映画で描かれたのは、2018年から2019年にかけての数ヶ月とのこと。
イタリアの医学生が、エラスムス制度での留学先としてガザを選び、ガザでは初の留学生として受け入れられる。現地の人たちとの交流を通して成長していく姿を追ったドキュメンタリーだ。
(早大の岡真理先生が舞台でガザの解説をしてくださり、更に深く理解できありがたかった)
この映画で出てくるのは、ガザのひとつまみの富裕層で、大多数のガザの人々の暮らしとは違うとのことだか、
理不尽な爆撃や恐怖がすぐそこにある暮らしが描かれている。
映画を通して、ガザの人々のあたたかさや普段の生活を近くに感じることができる。ガザの人々の1人1人の人となりが鮮明になり、自分の中で息づき始めた感覚だ。
ここに出てきたみんなは今どうしているのか。。。
連日のイスラエルによるガザへの攻撃。
もはや、テロの報復なんかではなく、ジェノサイド、民族浄化を目的としているのは明らかだ。

これに対して、世界は日本は我々は、何もできないのだろうか。
ウクライナ侵攻は相手がロシアだから西側は一致団結して反対を唱えるのとは対照的に、
パレスチナでの惨劇は、イスラエルだから、世界が口を閉ざす。イスラエルの後ろ盾のアメリカも資本力のある国内勢力があるからパレスチナ支持を継続する。

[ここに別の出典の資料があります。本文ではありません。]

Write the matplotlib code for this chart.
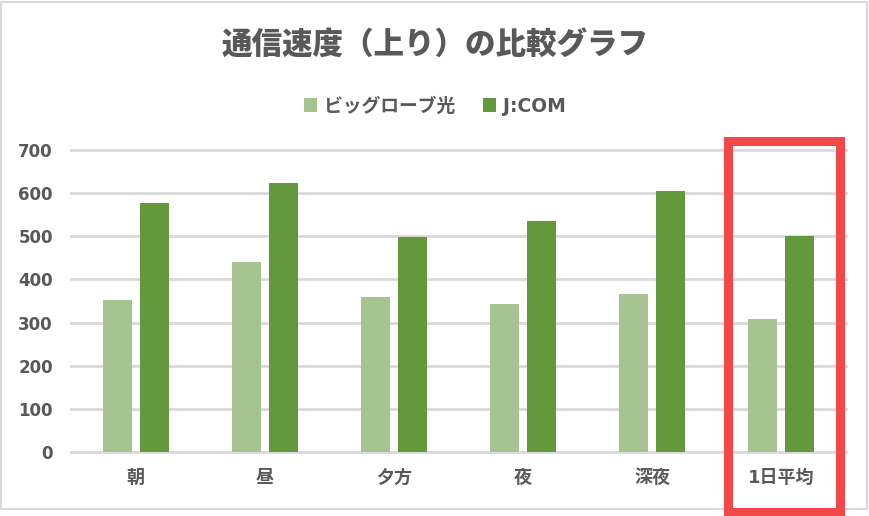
import matplotlib
matplotlib.use('Agg')
import matplotlib.pyplot as plt
from matplotlib.patches import Rectangle
import numpy as np

plt.rcParams['font.family'] = ['Noto Sans CJK JP', 'DejaVu Sans']
MIXED = ['DejaVu Sans', 'Noto Sans CJK JP']

# データ
categories = ['朝', '昼', '夕方', '夜', '深夜', '1日平均']
biglobe = [352, 440, 359, 343, 366, 308]
jcom = [577, 624, 498, 535, 605, 501]
series_names = ['ビッグローブ光', 'J:COM']
yticks = [0, 100, 200, 300, 400, 500, 600, 700]

LIGHT = '#A5C490'
DARK = '#64983C'
TEXT = '#595959'
GRID = '#D9D9D9'

W, H = 870, 516
fig = plt.figure(figsize=(W / 100, H / 100), dpi=100)
ax = fig.add_axes([71 / W, 1 - 452 / H, 775 / W, 302 / H])

x = np.arange(len(categories))
width = 0.224
off = 0.143
ax.bar(x - off, biglobe, width, color=LIGHT, label=series_names[0], zorder=3)
ax.bar(x + off, jcom, width, color=DARK, label=series_names[1], zorder=3)

ax.set_xlim(-0.5, len(categories) - 0.5)
ax.set_ylim(0, 700)
ax.set_yticks(yticks)
ax.set_yticklabels([str(v) for v in yticks], family='DejaVu Sans',
                   fontweight='bold', fontsize=12, color=TEXT)
ax.set_xticks(x)
ax.set_xticklabels(categories, family=MIXED, fontweight='bold',
                   fontsize=13, color=TEXT)
ax.tick_params(axis='both', length=0)
ax.tick_params(axis='y', pad=13)
ax.tick_params(axis='x', pad=12)

for s in ax.spines.values():
    s.set_visible(False)
ax.yaxis.grid(True, color=GRID, lw=2, zorder=0)
for gl in ax.get_ygridlines():
    gl.set_clip_on(False)
ax.set_axisbelow(True)

# タイトルと凡例
fig.text(0.5, 1 - 45 / H, '通信速度（上り）の比較グラフ', ha='center', va='center',
         fontsize=22, fontweight='black', color=TEXT)
fig.legend(loc='center', bbox_to_anchor=(0.5, 1 - 106 / H), ncol=2,
           frameon=False, handlelength=0.7, handleheight=0.7,
           handletextpad=0.35, columnspacing=1.5,
           prop={'family': MIXED, 'weight': 'bold', 'size': 13.5},
           labelcolor=TEXT)

# 枠線
fig.add_artist(Rectangle((1.5 / W, 1 - 509 / H), 866 / W, 507 / H,
                         transform=fig.transFigure, fill=False,
                         ec=GRID, lw=1.5))
# 強調枠
fig.add_artist(Rectangle((728.5 / W, 1 - 511.5 / H), 112 / W, 371 / H,
                         transform=fig.transFigure, fill=False,
                         ec='#F24848', lw=6.5, clip_on=False))

fig.savefig('out.png', dpi=100)
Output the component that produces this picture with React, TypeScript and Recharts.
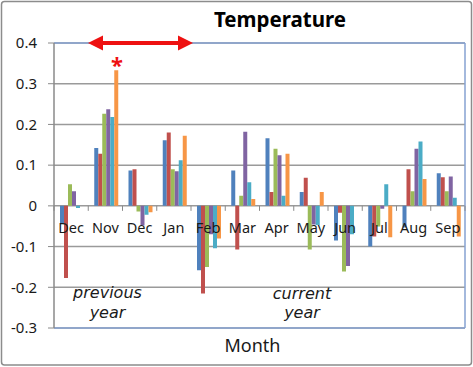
import React from "react";
import { BarChart, Bar, XAxis, YAxis, CartesianGrid } from "recharts";

const months = ["Dec", "Nov", "Dec", "Jan", "Feb", "Mar", "Apr", "May", "Jun", "Jul", "Aug", "Sep"];
const seriesBlue = [-0.044, 0.142, 0.087, 0.161, -0.158, 0.087, 0.166, 0.034, -0.085, -0.1, -0.053, 0.08];
const seriesRed = [-0.177, 0.128, 0.09, 0.18, -0.215, -0.107, 0.034, 0.069, -0.017, -0.075, 0.09, 0.07];
const seriesGreen = [0.053, 0.226, -0.014, 0.09, -0.15, 0.025, 0.14, -0.107, -0.161, -0.051, 0.036, 0.036];
const seriesPurple = [0.036, 0.237, -0.048, 0.085, -0.07, 0.182, 0.124, -0.046, -0.148, -0.007, 0.14, 0.072];
const seriesTeal = [-0.005, 0.218, -0.022, 0.112, -0.104, 0.058, 0.025, -0.047, -0.07, 0.053, 0.158, 0.02];
const seriesOrange = [0, 0.333, -0.016, 0.172, -0.08, 0.017, 0.128, 0.034, 0, -0.077, 0.066, -0.075];
const yTicks = [-0.3, -0.2, -0.1, 0, 0.1, 0.2, 0.3, 0.4];

const data = months.map((m, i) => ({
  month: m,
  key: `${m}-${i}`,
  s1: seriesBlue[i],
  s2: seriesRed[i],
  s3: seriesGreen[i],
  s4: seriesPurple[i],
  s5: seriesTeal[i],
  s6: seriesOrange[i],
}));

const W = 473;
const H = 367;
const MARGIN = { top: 42, right: 7, bottom: 38, left: 0 };
const YW = 54;
const Y_MIN = -0.3;
const Y_MAX = 0.4;
const PLOT_TOP = MARGIN.top + 1;
const PLOT_H = H - MARGIN.top - MARGIN.bottom - 2;
const PLOT_W = W - MARGIN.left - MARGIN.right - YW - 1;
const ZERO_Y = PLOT_TOP + (PLOT_H * (Y_MAX - 0)) / (Y_MAX - Y_MIN);
const BAND = PLOT_W / months.length;
const FONT = "'Noto Sans', 'DejaVu Sans', sans-serif";
const NOTE_FONT = "'DejaVu Sans', sans-serif";

const CategoryTick = (props: any) => {
  const { x, index } = props;
  const label = months[index] ?? "";
  return (
    <g>
      <line x1={x - BAND / 2} x2={x - BAND / 2} y1={ZERO_Y} y2={ZERO_Y + 5} stroke="#8a8a8a" strokeWidth={1} />
      {index === months.length - 1 && (
        <line x1={x + BAND / 2} x2={x + BAND / 2} y1={ZERO_Y} y2={ZERO_Y + 5} stroke="#8a8a8a" strokeWidth={1} />
      )}
      <text x={x} y={ZERO_Y + 27} textAnchor="middle" fontSize={14.5} fill="#1a1a1a" fontFamily={FONT}>
        {label}
      </text>
    </g>
  );
};

export default function App() {
  return (
    <div style={{ position: "absolute", left: 0, top: 0, width: W, height: H, background: "#fff" }}>
      <BarChart
        width={W}
        height={H}
        data={data}
        margin={MARGIN}
        barCategoryGap={6}
        barGap={0}
        style={{ fontFamily: FONT }}
      >
        <CartesianGrid vertical={false} stroke="#9a9a9a" strokeWidth={1.5} />
        <XAxis
          dataKey="key"
          height={1}
          axisLine={{ stroke: "#86a2d2", strokeWidth: 1.5 }}
          tickLine={false}
          interval={0}
          tick={(p: any) => <CategoryTick {...p} />}
        />
        <XAxis
          xAxisId="top"
          dataKey="key"
          orientation="top"
          height={1}
          axisLine={{ stroke: "#86a2d2", strokeWidth: 1.5 }}
          tickLine={false}
          tick={false}
        />
        <YAxis
          width={YW}
          domain={[Y_MIN, Y_MAX]}
          ticks={yTicks}
          allowDataOverflow
          tickFormatter={(v: number) => String(Math.round(v * 10) / 10)}
          axisLine={{ stroke: "#8a8a8a", strokeWidth: 1.5 }}
          tickLine={{ stroke: "#8a8a8a" }}
          tickSize={6}
          tickMargin={11}
          tick={{ fontSize: 15, fill: "#1a1a1a", fontFamily: FONT }}
        />
        <YAxis
          yAxisId="right"
          orientation="right"
          width={1}
          domain={[Y_MIN, Y_MAX]}
          ticks={yTicks}
          axisLine={{ stroke: "#86a2d2", strokeWidth: 1.5 }}
          tickLine={false}
          tick={false}
        />
        <Bar dataKey="s1" fill="#4F81BD" isAnimationActive={false} />
        <Bar dataKey="s2" fill="#C0504D" isAnimationActive={false} />
        <Bar dataKey="s3" fill="#9BBB59" isAnimationActive={false} />
        <Bar dataKey="s4" fill="#8064A2" isAnimationActive={false} />
        <Bar dataKey="s5" fill="#4BACC6" isAnimationActive={false} />
        <Bar dataKey="s6" fill="#F79646" isAnimationActive={false} />
      </BarChart>
      <svg
        width={W}
        height={H}
        style={{ position: "absolute", left: 0, top: 0, pointerEvents: "none" }}
      >
        <rect x={1.5} y={1.5} width={470} height={363.5} rx={3} fill="none" stroke="#8c8c8c" strokeWidth={1.5} />
        <text x={280} y={27} textAnchor="middle" fontSize={20.5} fontWeight="bold" fill="#000" fontFamily={FONT}>
          Temperature
        </text>
        <line x1={100} x2={181} y1={43} y2={43} stroke="#ee1111" strokeWidth={4} />
        <polygon points="88,43 103,35.5 103,50.5" fill="#ee1111" />
        <polygon points="193,43 178,35.5 178,50.5" fill="#ee1111" />
        <text x={117} y={73} textAnchor="middle" fontSize={22} fontWeight="bold" fill="#ee1111" fontFamily={FONT}>
          *
        </text>
        <text x={107.5} y={298} textAnchor="middle" fontSize={16} fontStyle="italic" fill="#1a1a1a" fontFamily={NOTE_FONT}>
          previous
        </text>
        <text x={107.5} y={318} textAnchor="middle" fontSize={16} fontStyle="italic" fill="#1a1a1a" fontFamily={NOTE_FONT}>
          year
        </text>
        <text x={302} y={299} textAnchor="middle" fontSize={16} fontStyle="italic" fill="#1a1a1a" fontFamily={NOTE_FONT}>
          current
        </text>
        <text x={302} y={318} textAnchor="middle" fontSize={16} fontStyle="italic" fill="#1a1a1a" fontFamily={NOTE_FONT}>
          year
        </text>
        <text x={252.5} y={352} textAnchor="middle" fontSize={18} fill="#1a1a1a" fontFamily={FONT}>
          Month
        </text>
      </svg>
    </div>
  );
}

21世紀の今、これだけのジェノサイドが行われても、我々は何もできないのか。
こんなことが許されている現実について報道さえもされない。
「この問題は難しい」の一言で思考停止になっている。
「ガザとは何か -パレスチナを知るための緊急講義-」(岡真理著)は、2023/10/7に端を発したパレスチナ攻撃後に、京大と早大で講演された内容を元にしたもので、非常に分かりやすく、私たちがなすべきことを訴えかける。
「イスラエルとは何か」を問うべきだ、と。

イスラエルによる軍事占領が約60年も続き、死と隣り合わせで生き抜いている。マスメディアでは語られない、語ることができない、ガザの人々の様子を垣間見ることができるのはありがたく、身近に感じることができるのは映画ならではだ。
パレスチナ人は、私たちと同じ人間だ。こんなにあったかく人間味のある人達だ。こんな当たり前のことが抜け落ちて、攻撃をし、そして世界がそれを許し続けてしまっている。半世紀をとうに越えての長きに渡るこの惨劇を。
1人でも多くの人に知ってほしい。